## Plotting code records
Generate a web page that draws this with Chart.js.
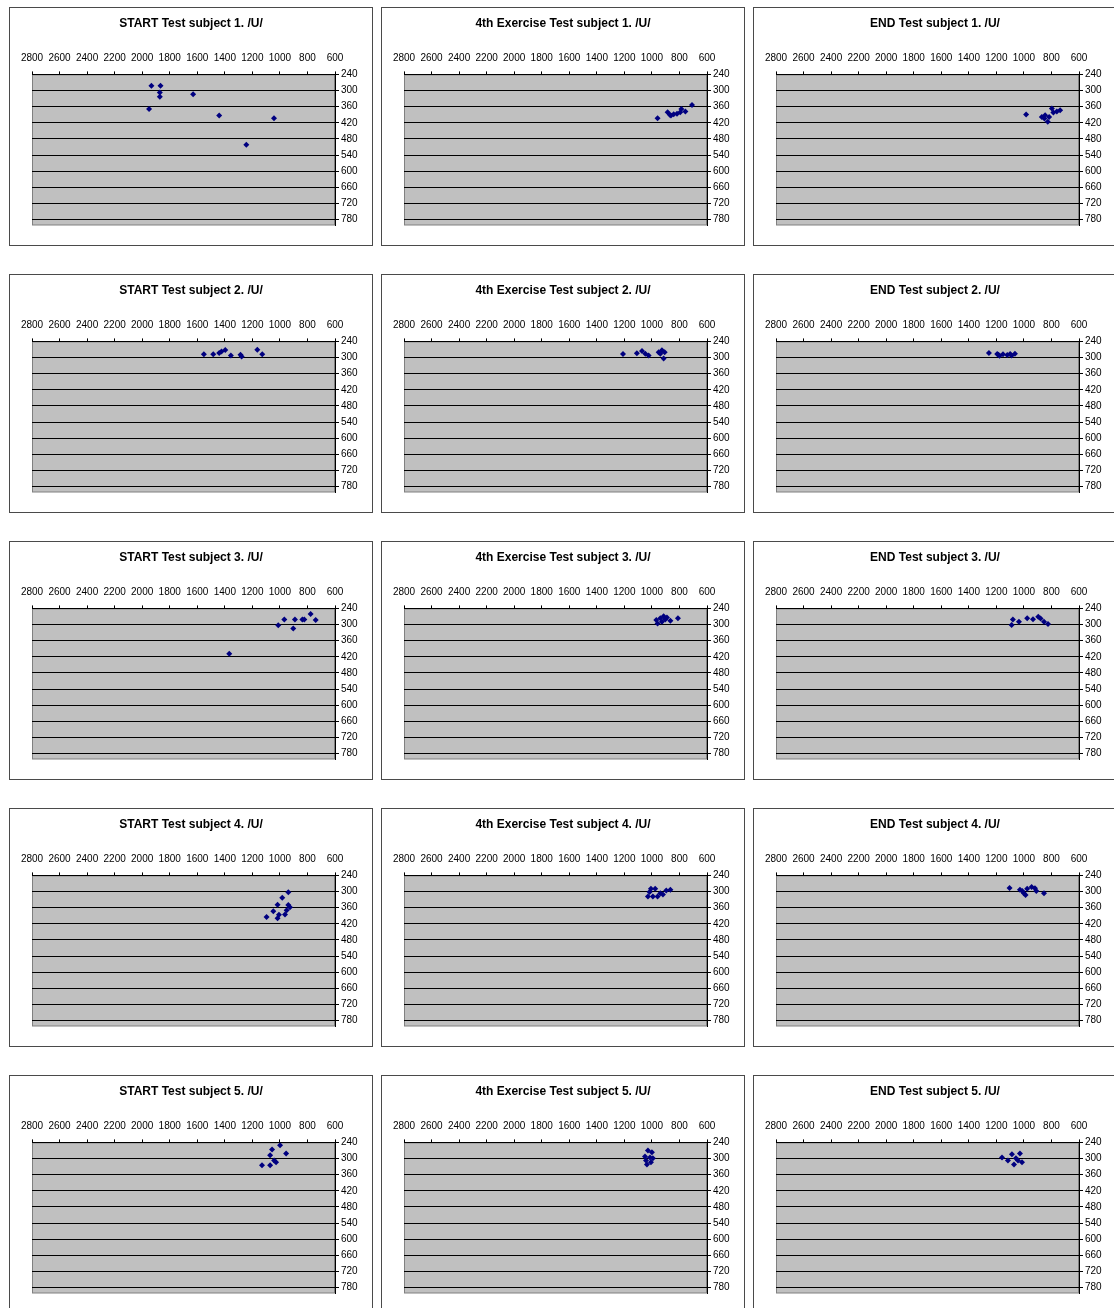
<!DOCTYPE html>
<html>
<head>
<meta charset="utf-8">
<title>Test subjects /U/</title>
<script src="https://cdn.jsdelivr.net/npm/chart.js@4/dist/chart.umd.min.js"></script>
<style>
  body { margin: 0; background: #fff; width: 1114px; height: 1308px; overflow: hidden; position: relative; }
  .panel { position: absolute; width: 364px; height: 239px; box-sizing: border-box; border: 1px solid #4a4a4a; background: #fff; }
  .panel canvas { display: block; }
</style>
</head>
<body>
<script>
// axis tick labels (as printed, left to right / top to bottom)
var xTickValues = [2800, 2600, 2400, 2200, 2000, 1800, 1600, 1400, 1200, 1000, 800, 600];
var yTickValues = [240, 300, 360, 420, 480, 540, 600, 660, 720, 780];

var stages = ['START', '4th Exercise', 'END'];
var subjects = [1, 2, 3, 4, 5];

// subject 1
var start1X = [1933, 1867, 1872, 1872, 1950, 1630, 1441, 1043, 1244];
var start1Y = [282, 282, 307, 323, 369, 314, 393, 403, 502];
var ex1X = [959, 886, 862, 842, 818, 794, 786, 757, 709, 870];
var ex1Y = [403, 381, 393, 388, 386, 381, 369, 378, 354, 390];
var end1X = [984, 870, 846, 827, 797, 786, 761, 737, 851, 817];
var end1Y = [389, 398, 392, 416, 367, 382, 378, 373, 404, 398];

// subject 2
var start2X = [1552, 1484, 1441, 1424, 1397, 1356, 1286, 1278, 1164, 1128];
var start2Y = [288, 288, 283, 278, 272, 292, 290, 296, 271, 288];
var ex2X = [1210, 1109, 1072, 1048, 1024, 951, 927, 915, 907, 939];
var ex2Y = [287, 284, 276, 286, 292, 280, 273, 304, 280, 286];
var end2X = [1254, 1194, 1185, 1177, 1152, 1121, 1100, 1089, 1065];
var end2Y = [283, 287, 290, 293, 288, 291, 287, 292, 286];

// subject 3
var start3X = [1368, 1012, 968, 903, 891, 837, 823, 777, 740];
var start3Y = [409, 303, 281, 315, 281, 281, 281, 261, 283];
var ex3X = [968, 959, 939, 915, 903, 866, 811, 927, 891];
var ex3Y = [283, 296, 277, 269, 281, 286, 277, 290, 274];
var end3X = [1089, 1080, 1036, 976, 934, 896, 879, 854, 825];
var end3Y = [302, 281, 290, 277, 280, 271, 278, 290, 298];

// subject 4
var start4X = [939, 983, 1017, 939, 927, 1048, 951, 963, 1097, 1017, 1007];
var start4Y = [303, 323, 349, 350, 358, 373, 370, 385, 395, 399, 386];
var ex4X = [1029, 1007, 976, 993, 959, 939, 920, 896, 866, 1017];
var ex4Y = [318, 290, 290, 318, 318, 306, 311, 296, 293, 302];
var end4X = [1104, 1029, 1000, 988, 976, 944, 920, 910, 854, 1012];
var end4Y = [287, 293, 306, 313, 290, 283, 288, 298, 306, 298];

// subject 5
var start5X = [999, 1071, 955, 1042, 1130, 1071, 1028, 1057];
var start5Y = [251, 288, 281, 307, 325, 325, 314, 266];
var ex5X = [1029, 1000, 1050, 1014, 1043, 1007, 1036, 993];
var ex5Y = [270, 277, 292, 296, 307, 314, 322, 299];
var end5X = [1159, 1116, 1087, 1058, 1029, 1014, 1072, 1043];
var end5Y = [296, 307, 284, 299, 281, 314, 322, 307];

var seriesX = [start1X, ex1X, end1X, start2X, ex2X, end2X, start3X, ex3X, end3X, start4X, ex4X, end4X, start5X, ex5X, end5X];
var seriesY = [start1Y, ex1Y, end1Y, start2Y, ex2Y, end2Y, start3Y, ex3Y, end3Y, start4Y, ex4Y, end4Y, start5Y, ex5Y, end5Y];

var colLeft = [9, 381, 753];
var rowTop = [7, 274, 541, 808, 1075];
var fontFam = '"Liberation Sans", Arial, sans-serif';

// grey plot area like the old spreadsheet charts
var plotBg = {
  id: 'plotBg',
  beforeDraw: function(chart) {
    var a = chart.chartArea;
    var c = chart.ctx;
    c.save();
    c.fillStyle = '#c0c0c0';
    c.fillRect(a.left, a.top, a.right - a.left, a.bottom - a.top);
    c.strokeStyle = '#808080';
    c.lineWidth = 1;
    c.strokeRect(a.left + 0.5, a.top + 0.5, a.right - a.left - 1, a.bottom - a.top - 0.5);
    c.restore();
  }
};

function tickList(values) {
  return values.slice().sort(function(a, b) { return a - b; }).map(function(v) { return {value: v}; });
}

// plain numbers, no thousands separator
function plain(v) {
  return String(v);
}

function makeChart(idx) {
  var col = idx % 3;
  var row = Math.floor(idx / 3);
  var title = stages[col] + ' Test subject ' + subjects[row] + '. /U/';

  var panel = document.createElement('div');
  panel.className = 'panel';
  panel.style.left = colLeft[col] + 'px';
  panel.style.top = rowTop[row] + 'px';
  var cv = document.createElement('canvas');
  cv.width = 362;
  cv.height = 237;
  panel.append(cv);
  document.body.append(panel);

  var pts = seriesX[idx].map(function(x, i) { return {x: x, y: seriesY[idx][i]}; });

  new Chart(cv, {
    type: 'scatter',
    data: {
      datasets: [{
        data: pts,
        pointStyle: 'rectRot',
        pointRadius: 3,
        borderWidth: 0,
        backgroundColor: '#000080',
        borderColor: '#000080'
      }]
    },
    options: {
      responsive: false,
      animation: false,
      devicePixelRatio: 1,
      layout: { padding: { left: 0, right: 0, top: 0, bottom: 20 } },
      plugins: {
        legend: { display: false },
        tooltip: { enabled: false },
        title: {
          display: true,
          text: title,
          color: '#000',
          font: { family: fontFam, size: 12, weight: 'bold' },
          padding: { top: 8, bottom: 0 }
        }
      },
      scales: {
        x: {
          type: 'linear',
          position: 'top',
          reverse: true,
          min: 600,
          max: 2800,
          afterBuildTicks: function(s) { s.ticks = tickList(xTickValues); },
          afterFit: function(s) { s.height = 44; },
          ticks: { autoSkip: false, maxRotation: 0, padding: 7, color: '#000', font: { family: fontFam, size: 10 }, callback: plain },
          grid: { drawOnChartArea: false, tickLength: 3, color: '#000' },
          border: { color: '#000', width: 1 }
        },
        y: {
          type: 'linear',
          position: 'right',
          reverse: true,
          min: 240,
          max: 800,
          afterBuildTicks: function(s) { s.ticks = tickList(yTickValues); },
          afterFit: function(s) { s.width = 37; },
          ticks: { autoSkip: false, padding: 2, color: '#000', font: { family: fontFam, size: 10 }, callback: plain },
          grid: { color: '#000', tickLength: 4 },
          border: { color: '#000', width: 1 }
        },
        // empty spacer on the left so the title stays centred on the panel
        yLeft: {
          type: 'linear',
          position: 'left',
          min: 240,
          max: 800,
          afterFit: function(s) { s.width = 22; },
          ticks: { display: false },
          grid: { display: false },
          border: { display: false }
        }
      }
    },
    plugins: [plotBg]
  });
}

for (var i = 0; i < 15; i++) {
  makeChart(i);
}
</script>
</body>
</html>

--

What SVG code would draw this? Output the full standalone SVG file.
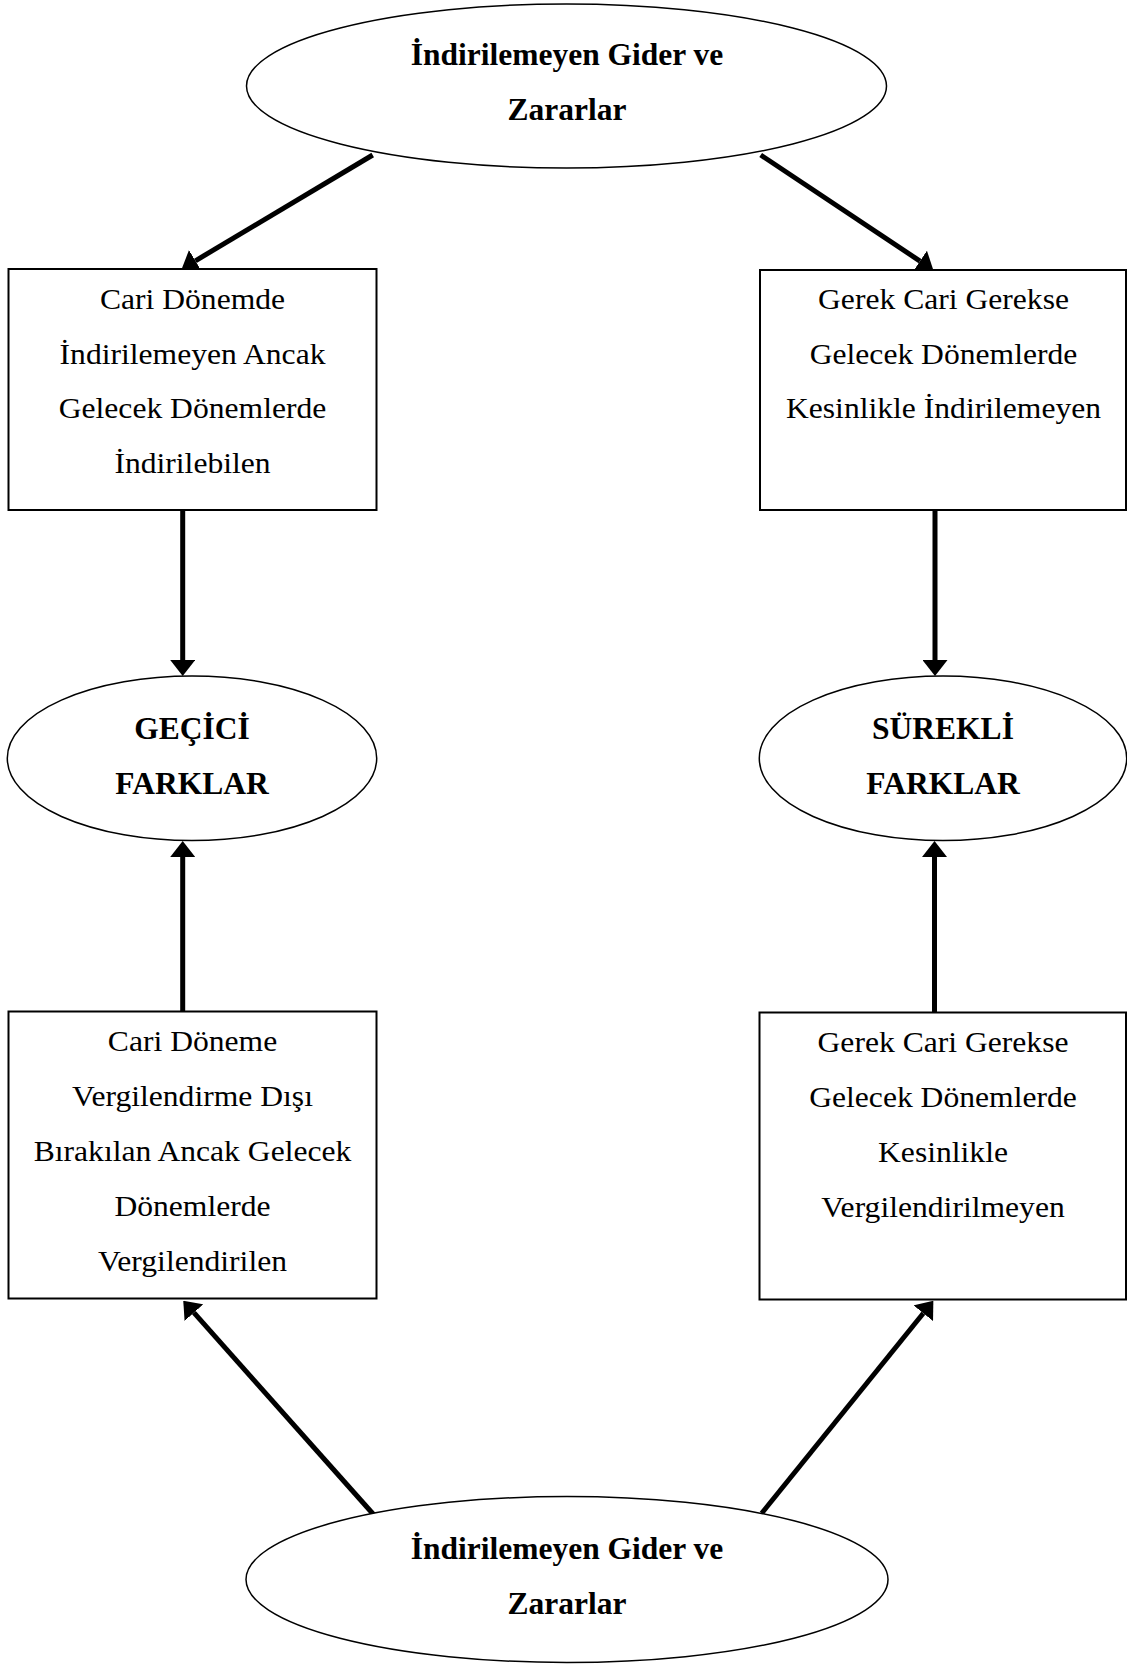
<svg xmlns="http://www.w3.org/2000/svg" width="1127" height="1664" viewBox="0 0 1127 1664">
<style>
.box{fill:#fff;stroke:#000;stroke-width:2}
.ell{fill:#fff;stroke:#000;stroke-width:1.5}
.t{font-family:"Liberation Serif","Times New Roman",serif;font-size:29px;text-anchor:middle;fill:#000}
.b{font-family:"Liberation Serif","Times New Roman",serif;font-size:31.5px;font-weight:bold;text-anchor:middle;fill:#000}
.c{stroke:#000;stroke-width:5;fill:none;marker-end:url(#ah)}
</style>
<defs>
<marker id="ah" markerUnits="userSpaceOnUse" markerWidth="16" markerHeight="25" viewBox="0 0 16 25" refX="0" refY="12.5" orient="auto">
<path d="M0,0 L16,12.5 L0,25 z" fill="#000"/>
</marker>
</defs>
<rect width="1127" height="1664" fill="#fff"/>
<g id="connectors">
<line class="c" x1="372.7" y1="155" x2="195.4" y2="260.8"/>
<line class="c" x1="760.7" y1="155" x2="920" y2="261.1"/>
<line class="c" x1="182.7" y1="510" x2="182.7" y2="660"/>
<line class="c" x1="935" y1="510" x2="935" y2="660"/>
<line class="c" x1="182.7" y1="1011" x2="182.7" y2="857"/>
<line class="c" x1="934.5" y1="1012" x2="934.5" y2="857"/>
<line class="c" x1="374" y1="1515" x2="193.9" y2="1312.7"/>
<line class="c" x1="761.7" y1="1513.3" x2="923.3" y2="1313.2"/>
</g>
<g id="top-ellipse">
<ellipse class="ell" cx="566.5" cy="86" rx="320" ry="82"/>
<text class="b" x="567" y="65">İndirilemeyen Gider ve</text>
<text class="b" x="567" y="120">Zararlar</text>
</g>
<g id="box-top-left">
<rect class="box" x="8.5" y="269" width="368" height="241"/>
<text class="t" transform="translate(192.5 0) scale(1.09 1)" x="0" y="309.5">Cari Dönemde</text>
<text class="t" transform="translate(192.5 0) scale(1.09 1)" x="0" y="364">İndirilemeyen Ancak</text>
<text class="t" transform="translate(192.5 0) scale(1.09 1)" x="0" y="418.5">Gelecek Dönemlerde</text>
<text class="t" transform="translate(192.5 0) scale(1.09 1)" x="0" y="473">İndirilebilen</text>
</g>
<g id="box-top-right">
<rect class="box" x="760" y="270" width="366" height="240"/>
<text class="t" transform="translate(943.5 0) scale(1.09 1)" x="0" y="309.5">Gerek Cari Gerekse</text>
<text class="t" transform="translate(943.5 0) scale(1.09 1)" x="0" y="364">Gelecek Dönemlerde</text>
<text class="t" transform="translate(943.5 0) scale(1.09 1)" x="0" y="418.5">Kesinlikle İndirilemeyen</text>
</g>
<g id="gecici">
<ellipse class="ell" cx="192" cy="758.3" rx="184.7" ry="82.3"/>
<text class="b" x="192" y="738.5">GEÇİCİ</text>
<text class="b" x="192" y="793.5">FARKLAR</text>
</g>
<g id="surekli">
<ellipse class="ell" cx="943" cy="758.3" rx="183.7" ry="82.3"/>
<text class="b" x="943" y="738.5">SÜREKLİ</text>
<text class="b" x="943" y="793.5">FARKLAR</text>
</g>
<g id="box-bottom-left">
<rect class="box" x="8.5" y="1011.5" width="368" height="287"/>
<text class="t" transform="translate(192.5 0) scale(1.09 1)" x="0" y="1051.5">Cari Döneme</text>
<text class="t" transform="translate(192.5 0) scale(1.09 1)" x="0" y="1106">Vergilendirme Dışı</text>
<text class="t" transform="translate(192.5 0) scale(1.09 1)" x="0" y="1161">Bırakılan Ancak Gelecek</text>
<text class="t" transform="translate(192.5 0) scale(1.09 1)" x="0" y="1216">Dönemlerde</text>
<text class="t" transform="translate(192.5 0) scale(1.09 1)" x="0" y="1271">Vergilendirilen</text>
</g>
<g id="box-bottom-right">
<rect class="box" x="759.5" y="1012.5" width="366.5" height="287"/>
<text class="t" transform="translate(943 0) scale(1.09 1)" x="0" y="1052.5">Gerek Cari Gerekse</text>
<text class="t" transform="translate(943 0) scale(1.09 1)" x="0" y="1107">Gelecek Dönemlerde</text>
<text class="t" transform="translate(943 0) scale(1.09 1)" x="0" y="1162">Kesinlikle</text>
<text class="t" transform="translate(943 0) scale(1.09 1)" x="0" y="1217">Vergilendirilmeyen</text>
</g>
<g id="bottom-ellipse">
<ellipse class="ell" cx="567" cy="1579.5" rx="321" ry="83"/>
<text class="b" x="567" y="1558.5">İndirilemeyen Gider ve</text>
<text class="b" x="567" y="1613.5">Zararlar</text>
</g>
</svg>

==

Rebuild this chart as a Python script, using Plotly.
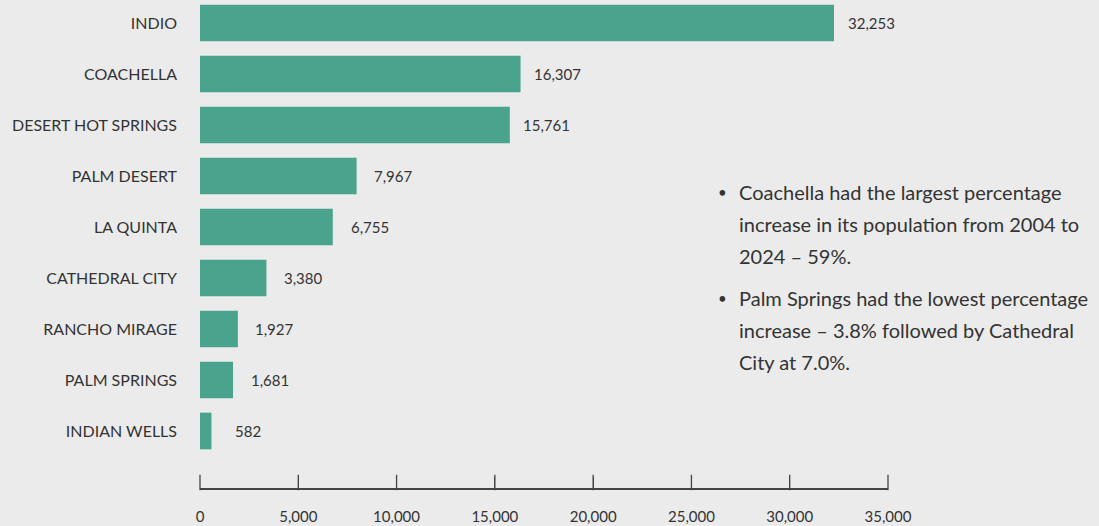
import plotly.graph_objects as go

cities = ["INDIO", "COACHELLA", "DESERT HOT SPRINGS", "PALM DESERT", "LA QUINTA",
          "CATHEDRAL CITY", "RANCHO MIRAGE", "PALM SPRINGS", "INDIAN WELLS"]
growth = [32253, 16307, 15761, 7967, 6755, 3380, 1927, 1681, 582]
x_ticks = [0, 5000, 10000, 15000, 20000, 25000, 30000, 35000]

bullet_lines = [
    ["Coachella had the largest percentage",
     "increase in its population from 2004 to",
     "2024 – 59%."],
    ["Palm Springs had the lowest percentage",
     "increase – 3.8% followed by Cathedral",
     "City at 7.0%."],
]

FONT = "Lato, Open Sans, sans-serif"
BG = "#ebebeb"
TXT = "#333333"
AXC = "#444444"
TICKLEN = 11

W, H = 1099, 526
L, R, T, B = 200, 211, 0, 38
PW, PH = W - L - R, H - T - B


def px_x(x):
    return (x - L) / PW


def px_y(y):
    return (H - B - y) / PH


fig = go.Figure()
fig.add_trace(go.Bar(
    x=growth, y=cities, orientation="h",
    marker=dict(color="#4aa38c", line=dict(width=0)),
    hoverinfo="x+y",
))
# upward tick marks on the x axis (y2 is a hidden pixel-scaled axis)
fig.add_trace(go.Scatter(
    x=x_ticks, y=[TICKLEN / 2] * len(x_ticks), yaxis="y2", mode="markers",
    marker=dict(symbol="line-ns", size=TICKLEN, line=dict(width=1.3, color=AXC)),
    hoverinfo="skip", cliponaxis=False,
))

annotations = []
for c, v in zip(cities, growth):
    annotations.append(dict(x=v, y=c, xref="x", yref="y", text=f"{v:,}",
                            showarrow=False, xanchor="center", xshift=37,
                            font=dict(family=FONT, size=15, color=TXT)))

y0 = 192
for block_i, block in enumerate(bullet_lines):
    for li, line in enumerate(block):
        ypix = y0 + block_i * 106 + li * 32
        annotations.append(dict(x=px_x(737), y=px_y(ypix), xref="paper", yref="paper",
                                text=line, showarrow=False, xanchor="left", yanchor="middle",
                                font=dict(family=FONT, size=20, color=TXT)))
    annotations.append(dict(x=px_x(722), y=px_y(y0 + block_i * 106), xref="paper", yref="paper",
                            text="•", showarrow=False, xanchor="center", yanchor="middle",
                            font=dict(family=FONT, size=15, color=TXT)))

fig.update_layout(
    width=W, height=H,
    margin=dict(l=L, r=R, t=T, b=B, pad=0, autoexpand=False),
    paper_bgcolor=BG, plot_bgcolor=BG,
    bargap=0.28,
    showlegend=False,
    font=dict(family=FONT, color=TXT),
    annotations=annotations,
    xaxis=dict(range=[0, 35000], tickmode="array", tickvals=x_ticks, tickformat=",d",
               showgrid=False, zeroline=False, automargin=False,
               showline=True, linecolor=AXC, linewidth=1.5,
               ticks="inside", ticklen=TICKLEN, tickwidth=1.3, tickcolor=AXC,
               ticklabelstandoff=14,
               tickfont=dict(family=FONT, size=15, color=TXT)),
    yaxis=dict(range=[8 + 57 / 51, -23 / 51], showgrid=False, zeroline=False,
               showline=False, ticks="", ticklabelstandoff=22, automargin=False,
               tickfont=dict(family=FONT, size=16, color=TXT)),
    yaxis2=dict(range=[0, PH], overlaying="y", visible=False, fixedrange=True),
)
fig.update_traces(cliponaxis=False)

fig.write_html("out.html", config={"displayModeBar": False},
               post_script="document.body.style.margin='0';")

## OBJECTIVE
Search the data for the string "this". List each line that has it.

## SOLUTION
Generate a web page that draws this with Chart.js.
What SVG code would draw this? Output the full standalone SVG file.
Rebuild this chart as a Python script, using Plotly.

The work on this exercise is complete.